A University of East Anglia School of Development Studies report examines rice cultivation in the Usangu wetland of southern Tanzania. This complicated hydrological environment has relevance for other river basins where scarce water supplies have to be allocated to different groups of people.
A key feature of the Usangu wetland is the expansion and contraction both of the perennial swamp and the seasonally flooded wetland. The project for the Sustainable Management of the Usangu Wetlands and its Catchment (SMUWC) operates within the framework of a World Bank river basin management initiative, which grew from concern at the impact of reduced water flows on hydropower generation.
Government policy has been shaped by non-scientific misconceptions. SMUWC has not only had to nail down the real reasons for the absence of sufficient water but also to address untenable politically-generated conclusions.
Four explanations are conventionally offered for the absence of enough water:
- The progressive expansions of upstream rice irrigation on smallholder and large scale state farms.

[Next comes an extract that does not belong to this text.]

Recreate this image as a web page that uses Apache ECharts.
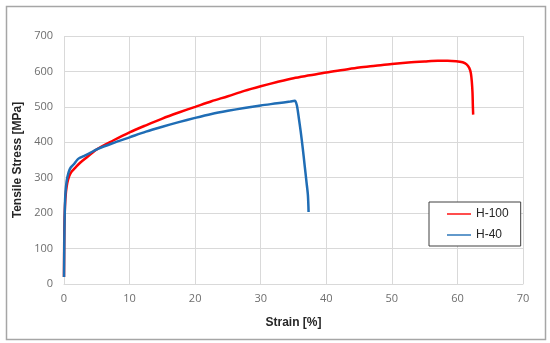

- Expansion of livestock herds, overgrazing and compaction of soil, accelerating runoff and spate flows.
- Deforestation.
- Sedimentation in the wetland and reduction of storage capacity.
The significant findings from the study are:
- Pressure to convert bush to rice threatens the sustainability of the delicate balance between upstream agriculture and downstream wetlands.
- Given certain conditions, the wetlands and irrigated rice cultivation could co-exist. Rice should be grown on areas where sufficient water exists taking into account downstream needs.
- Increase in animal numbers has not been as great as the anti-livestock lobby has claimed.
- Smallholders on unimproved systems plant rice when the rains arrive and do not disturb the equilibrium in the way that large state farms or ‘improved’ irrigators do by draining water from perennial rivers.
- As basin-irrigated rice needs large amounts of water it is doubtful whether under large cultivated areas, it is a suitable crop for the area. Yet from local people’s point of view, income from rain-fed maize cannot compare with higher earnings from rice.
The policy implications arising from the SMUWC and similar schemes in sub-Saharan Africa include the need to recognize that:
- Fisheries and wildlife would not only benefit from allowing more water to flow but could also produce economic benefits for local people.
- State farms, supported by powerful vested interests, are more environmentally unfriendly than small-scale farmers.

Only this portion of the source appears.